▸ What you need to do
In the listing that follows, retype every line from the first through the one containing "from bokeh.resources import INLINE". Pictures are to be left out.

▸ Raw data
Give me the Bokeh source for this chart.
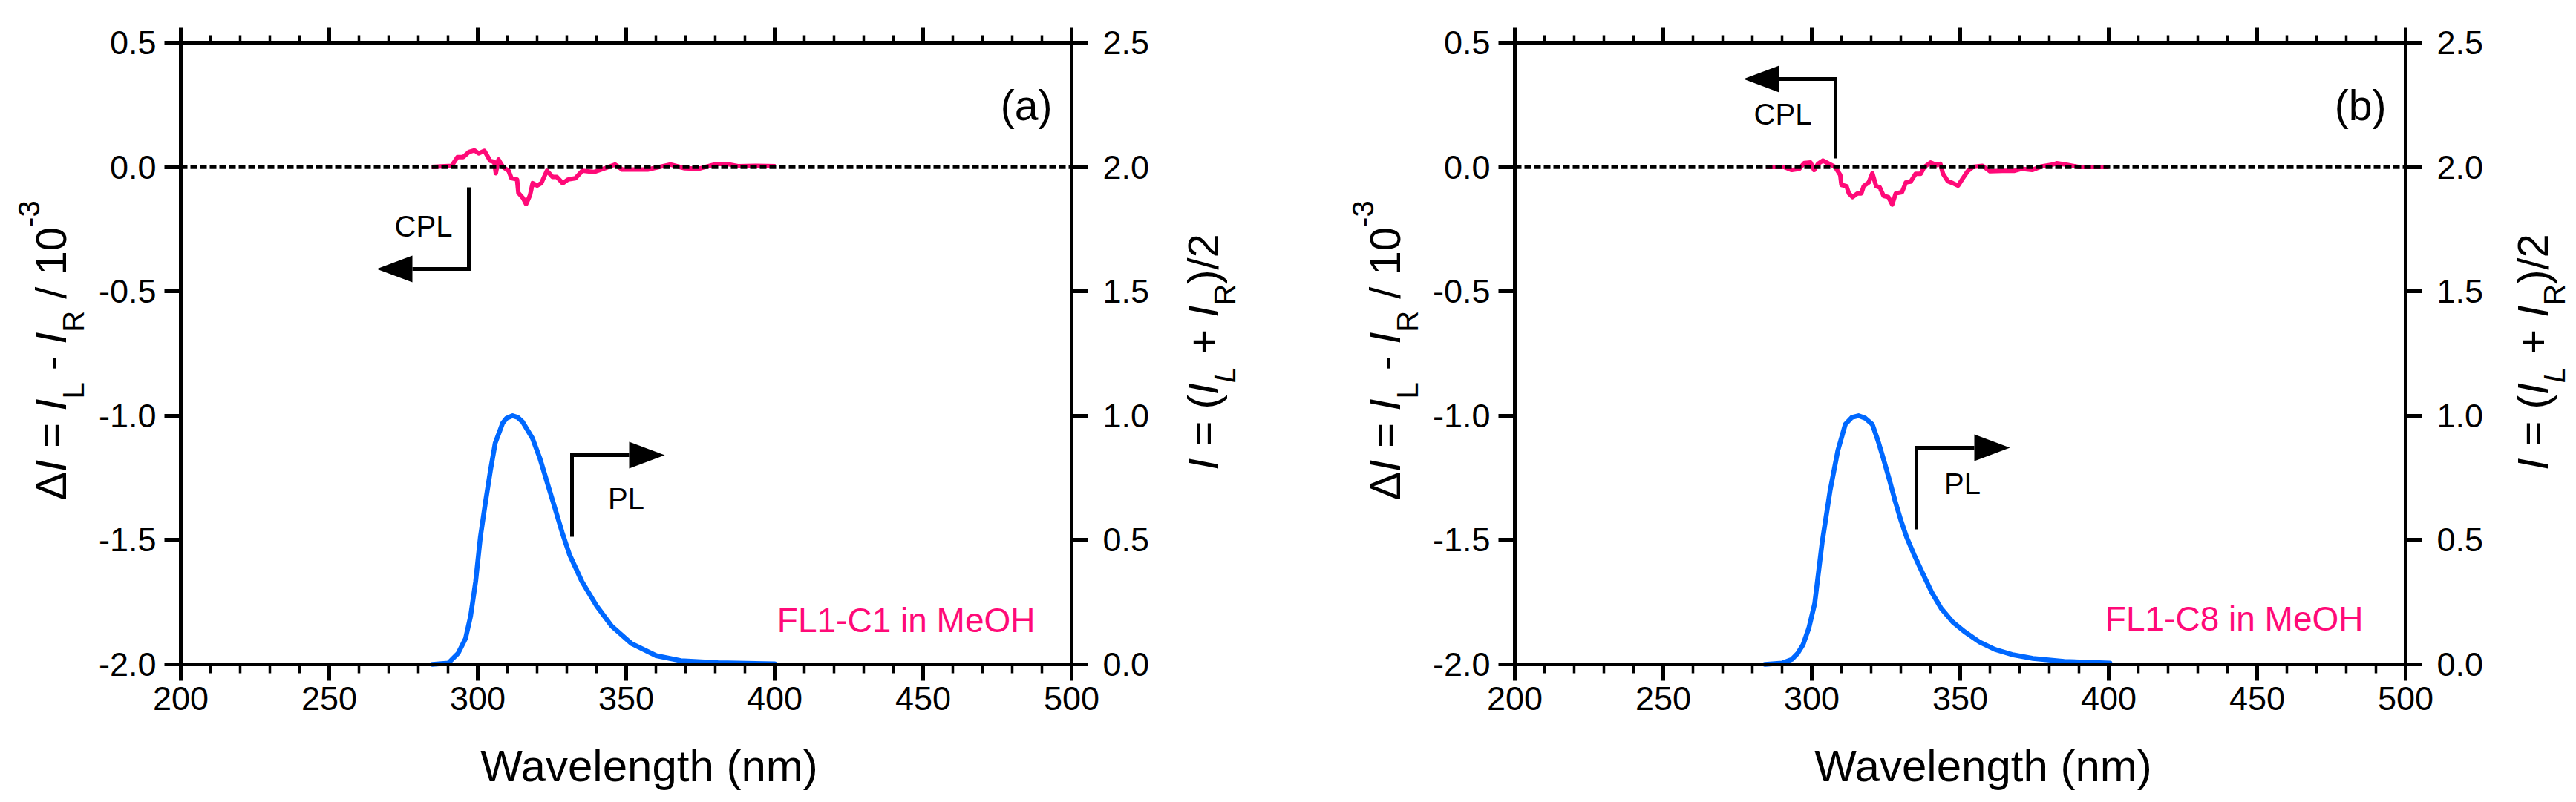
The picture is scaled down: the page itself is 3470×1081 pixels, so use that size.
import math
from bokeh.plotting import figure
from bokeh.models import (Range1d, LinearAxis, FixedTicker, Label,
                          PrintfTickFormatter, CustomJSTickFormatter)
from bokeh.layouts import row
from bokeh.embed import file_html
from bokeh.resources import INLINE

# ---------------- data ----------------
x_ticks = [200, 250, 300, 350, 400, 450, 500]
x_minor = list(range(200, 501, 10))
left_ticks = [-2.0, -1.5, -1.0, -0.5, 0.0, 0.5]
right_ticks = [0.0, 0.5, 1.0, 1.5, 2.0, 2.5]

wl_pl_a = [284.7, 290.1, 293.4, 295.9, 297.6, 299.3, 300.9, 302.6, 304.3, 305.9,
           308.4, 309.7, 311.75, 313.5, 315.1, 318.4, 320.9, 323.4, 325.9, 328.4,
           330.9, 335.1, 340.1, 345.1, 351.75, 360.1, 368.4, 380.9, 400.0]
pl_a = [0.0, 0.005, 0.045, 0.104, 0.194, 0.333, 0.512, 0.651, 0.781, 0.89,
        0.97, 0.99, 1.0, 0.993, 0.975, 0.91, 0.83, 0.731, 0.632, 0.532,
        0.442, 0.333, 0.234, 0.154, 0.084, 0.035, 0.015, 0.007, 0.002]

wl_pl_b = [284.25, 290.0, 293.3, 295.3, 297.1, 299.0, 301.0, 303.5, 306.2, 308.8,
           311.3, 313.5, 315.75, 318.0, 320.4, 322.3, 324.3, 326.2, 328.1, 330.0,
           332.0, 334.5, 337.2, 340.4, 343.6, 347.5, 351.4, 356.5, 361.7, 368.0,
           374.5, 385.0, 400.4]
pl_b = [0.0, 0.005, 0.02, 0.045, 0.08, 0.145, 0.245, 0.49, 0.70, 0.86,
        0.965, 0.993, 1.0, 0.99, 0.965, 0.9, 0.82, 0.74, 0.656, 0.58,
        0.51, 0.44, 0.37, 0.29, 0.225, 0.17, 0.132, 0.09, 0.06, 0.038,
        0.024, 0.012, 0.005]

wl_cpl_a = [284.5, 291.25, 293.2, 295.1, 297.0, 298.9, 300.3, 302.25, 304.2, 305.6,
            306.1, 307.0, 308.5, 310.4, 311.35, 313.25, 313.7, 315.2, 316.3, 317.6,
            318.5, 320.0, 321.4, 323.3, 325.2, 326.65, 328.6, 330.5, 332.9, 335.25,
            339.1, 342.9, 346.25, 348.65, 352.5, 357.25, 361.1, 364.9, 369.7, 374.5,
            380.25, 384.1, 387.9, 393.6, 400.3]
cpl_a = [0.0, 0.005, 0.04, 0.04, 0.06, 0.067, 0.055, 0.065, 0.025, 0.02,
         -0.025, 0.03, 0.0, -0.015, -0.045, -0.05, -0.104, -0.124, -0.149, -0.114,
         -0.065, -0.075, -0.065, -0.015, -0.04, -0.04, -0.065, -0.05, -0.045, -0.015,
         -0.02, -0.005, 0.01, -0.01, -0.01, -0.01, 0.0, 0.01, -0.005, -0.007,
         0.012, 0.012, 0.003, 0.005, 0.003]

wl_cpl_b = [284.6, 290.8, 293.3, 295.8, 297.5, 299.6, 300.8, 302.1, 303.75, 305.8,
            307.9, 309.6, 310.0, 311.7, 312.5, 313.75, 315.4, 316.7, 317.5, 319.2,
            320.4, 321.7, 322.9, 324.2, 325.8, 327.1, 328.3, 330.4, 331.7, 333.3,
            335.0, 336.7, 337.9, 340.0, 342.1, 343.3, 344.2, 345.8, 347.5, 349.3,
            350.8, 352.5, 354.2, 357.5, 360.0, 364.2, 368.3, 370.8, 374.2, 377.5,
            381.25, 382.5, 385.4, 390.0, 400.0]
cpl_b = [0.0, 0.0, -0.012, -0.007, 0.016, 0.018, -0.012, 0.013, 0.026, 0.013,
         0.0, -0.032, -0.072, -0.077, -0.106, -0.121, -0.106, -0.106, -0.077, -0.062,
         -0.025, -0.077, -0.082, -0.116, -0.121, -0.151, -0.106, -0.101, -0.062, -0.059,
         -0.027, -0.027, 0.0, 0.018, 0.008, 0.013, -0.027, -0.057, -0.065, -0.075,
         -0.047, -0.017, 0.0, 0.005, -0.017, -0.015, -0.015, -0.007, -0.012, 0.003,
         0.01, 0.015, 0.01, 0.0, 0.0]

panel_tags = ["(a)", "(b)"]
samples = ["FL1-C1 in MeOH", "FL1-C8 in MeOH"]

# ---------------- styling / geometry ----------------
FONT = "Liberation Sans"
PINK = "#FF0A78"
BLUE = "#0068FF"
PAGE = 0                  # bokeh's page template sets body margin to 0
FIG_H = 1066
PX_PER_NM = 4.0
PX_PER_UNIT = 335.2
AX_TOP_PAGE = 57          # page y of the 0.5 / 2.5 level

# Arial / Liberation Sans advance widths (1/1000 em)
W = {' ': 278, '(': 333, ')': 333, '+': 584, '-': 333, '/': 278, '0': 556, '1': 556,
     '2': 556, '3': 556, '=': 584, 'I': 278, 'L': 556, 'R': 722, 'Δ': 668}


def adv(s, size):
    return sum(W[c] for c in s) * size / 1000.0


def style_axis(ax):
    ax.axis_line_width = 5
    ax.axis_line_color = "black"
    ax.axis_line_cap = "square"
    ax.major_tick_line_width = 5
    ax.minor_tick_line_width = 3.5
    ax.major_tick_in = 0
    ax.minor_tick_in = 0
    ax.major_label_text_font = FONT
    ax.major_label_text_font_size = "45px"
    ax.major_label_text_color = "black"


def make_panel(wl_pl, pl, wl_cpl, cpl, tag, sample, fig_left_page, fig_w,
               frame_left_page, ann, right_title_dx):
    def nm(sx):
        return x_ticks[0] + (sx - frame_left_page) / PX_PER_NM

    def vv(sy):
        return left_ticks[-1] - (sy - AX_TOP_PAGE) / PX_PER_UNIT

    x0, x1 = nm(fig_left_page), nm(fig_left_page + fig_w)
    y0, y1 = vv(PAGE + FIG_H), vv(PAGE)
    p = figure(width=fig_w, height=FIG_H, min_border=0,
               min_border_left=0, min_border_right=0, min_border_top=0, min_border_bottom=0,
               x_range=Range1d(x0, x1), y_range=Range1d(y0, y1),
               x_axis_type=None, y_axis_type=None,
               output_backend="svg", toolbar_location=None)
    p.title.visible = False
    p.extra_y_ranges = {"pl": Range1d(y0 + 2.0, y1 + 2.0)}
    p.outline_line_color = None
    p.background_fill_color = "white"
    p.border_fill_color = "white"

    xmin, xmax = x_ticks[0], x_ticks[-1]
    ymin, ymax = left_ticks[0], left_ticks[-1]

    bottom = LinearAxis(fixed_location=ymin, bounds=(xmin, xmax))
    top = LinearAxis(fixed_location=ymax, bounds=(xmin, xmax))
    left = LinearAxis(fixed_location=xmin, bounds=(ymin, ymax))
    right = LinearAxis(y_range_name="pl", fixed_location=xmax,
                       bounds=(right_ticks[0], right_ticks[-1]))
    for ax in (bottom, top, left, right):
        style_axis(ax)

    bottom.ticker = FixedTicker(ticks=x_ticks, minor_ticks=x_minor)
    bottom.major_tick_out = 22
    bottom.minor_tick_out = 12
    bottom.major_label_standoff = 8

    top.ticker = FixedTicker(ticks=x_ticks, minor_ticks=x_minor)
    top.major_tick_out = 20
    top.minor_tick_out = 10
    top.formatter = CustomJSTickFormatter(code="return ''")
    top.major_label_text_font_size = "0px"
    top.major_label_standoff = 0

    left.ticker = FixedTicker(ticks=left_ticks, minor_ticks=[])
    left.formatter = PrintfTickFormatter(format="%.1f")
    left.major_tick_out = 22
    left.minor_tick_out = 0
    left.major_label_standoff = 11

    right.ticker = FixedTicker(ticks=right_ticks, minor_ticks=[])
    right.formatter = PrintfTickFormatter(format="%.1f")
    right.major_tick_out = 22
    right.minor_tick_out = 0
    right.major_label_standoff = 20

    p.add_layout(bottom, "below")
    p.add_layout(top, "above")
    p.add_layout(left, "left")
    p.add_layout(right, "right")

    # data
    p.line(wl_pl, pl, y_range_name="pl", line_color=BLUE, line_width=6.5,
           line_join="round", line_cap="round")
    p.line(wl_cpl, cpl, line_color=PINK, line_width=6, line_join="round")
    # zero reference (dotted)
    p.line([xmin, xmax], [0.0, 0.0], line_color="black", line_width=5.5,
           line_dash="9 4")

    # arrows (CPL and PL)
    for (vx, vy0, vy1, tipx, basex) in ann["arrows"]:
        p.line([nm(vx), nm(vx), nm(basex)], [vv(vy0), vv(vy1), vv(vy1)],
               line_color="black", line_width=5, line_join="miter")
        p.patch([nm(tipx), nm(basex), nm(basex)],
                [vv(vy1), vv(vy1 - 18), vv(vy1 + 18)], color="black", line_width=0)
    for (txt, cx, cy) in ann["texts"]:
        p.add_layout(Label(x=nm(cx), y=vv(cy), text=txt, text_font=FONT,
                           text_font_size="40px", text_align="center",
                           text_baseline="middle", text_color="black"))

    # panel tag
    p.add_layout(Label(x=nm(frame_left_page + 1174), y=vv(141), text=tag,
                       text_font=FONT, text_font_size="57px", text_align="right",
                       text_baseline="alphabetic", text_color="black"))
    # sample name
    p.add_layout(Label(x=nm(ann["sample_right"]), y=vv(ann["sample_base"]),
                       text=sample, text_font=FONT, text_font_size="46px",
                       text_align="right", text_baseline="alphabetic",
                       text_color=PINK))
    # x title
    p.add_layout(Label(x=nm(frame_left_page + 631), y=vv(1032),
                       text="Wavelength (nm)", text_font=FONT,
                       text_font_size="60px", text_align="center",
                       text_baseline="alphabetic", text_color="black"))

    # rotated y titles, composed piece by piece
    SP = ("SP", 0.278 * 58)

    def rotated(tokens, base_sx, center_sy):
        total = sum(t[1] if t[0] == "SP" else adv(t[0], t[1]) for t in tokens)
        y = center_sy + total / 2.0
        for t in tokens:
            if t[0] == "SP":
                y -= t[1]
                continue
            text, size, italic, shift = t
            p.add_layout(Label(x=nm(base_sx + shift), y=vv(y), text=text,
                               angle=math.pi / 2, text_font=FONT,
                               text_font_size=f"{size}px",
                               text_font_style="italic" if italic else "normal",
                               text_align="left", text_baseline="alphabetic",
                               text_color="black"))
            y -= adv(text, size)

    left_tokens = [("Δ", 58, False, 0), ("I", 58, True, 0), SP, ("=", 58, False, 0), SP,
                   ("I", 58, True, 0), ("L", 40, False, 30), SP, ("-", 58, False, 0), SP,
                   ("I", 58, True, 0), ("R", 40, False, 30), SP, ("/", 58, False, 0), SP,
                   ("10", 58, False, 0), ("-3", 40, False, -30)]
    right_tokens = [("I", 58, True, 0), SP, ("=", 58, False, 0), SP, ("(", 58, False, 0),
                    ("I", 58, True, 0), ("L", 40, True, 29), SP, ("+", 58, False, 0), SP,
                    ("I", 58, True, 0), ("R", 40, False, 29), (")/2", 58, False, 0)]
    rotated(left_tokens, frame_left_page - 175, 472)
    rotated(right_tokens, frame_left_page + 1377 + right_title_dx, 474)
    return p


ann_a = {
    "arrows": [(631, 252, 362, 507, 555), (770, 723, 613, 895, 847)],
    "texts": [("CPL", 570, 304), ("PL", 843, 671)],
    "sample_right": 1394, "sample_base": 835,
}
ann_b = {
    "arrows": [(2472, 213, 106, 2348, 2396), (2581, 713, 603, 2707, 2659)],
    "texts": [("CPL", 2401, 153), ("PL", 2643, 651)],
    "sample_right": 3183, "sample_base": 833,
}

FIG_A_W = 1805
FIG_B_W = 1660
pa = make_panel(wl_pl_a, pl_a, wl_cpl_a, cpl_a, panel_tags[0], samples[0],
                PAGE, FIG_A_W, 243, ann_a, 0)
pb = make_panel(wl_pl_b, pl_b, wl_cpl_b, cpl_b, panel_tags[1], samples[1],
                PAGE + FIG_A_W, FIG_B_W, 2040, ann_b, -6)

layout = row(pa, pb)
open("out.html", "w").write(file_html(layout, INLINE))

▸ Task output
Give me the Bokeh source for this chart.
The picture is scaled down: the page itself is 3470×1081 pixels, so use that size.
import math
from bokeh.plotting import figure
from bokeh.models import (Range1d, LinearAxis, FixedTicker, Label,
                          PrintfTickFormatter, CustomJSTickFormatter)
from bokeh.layouts import row
from bokeh.embed import file_html
from bokeh.resources import INLINE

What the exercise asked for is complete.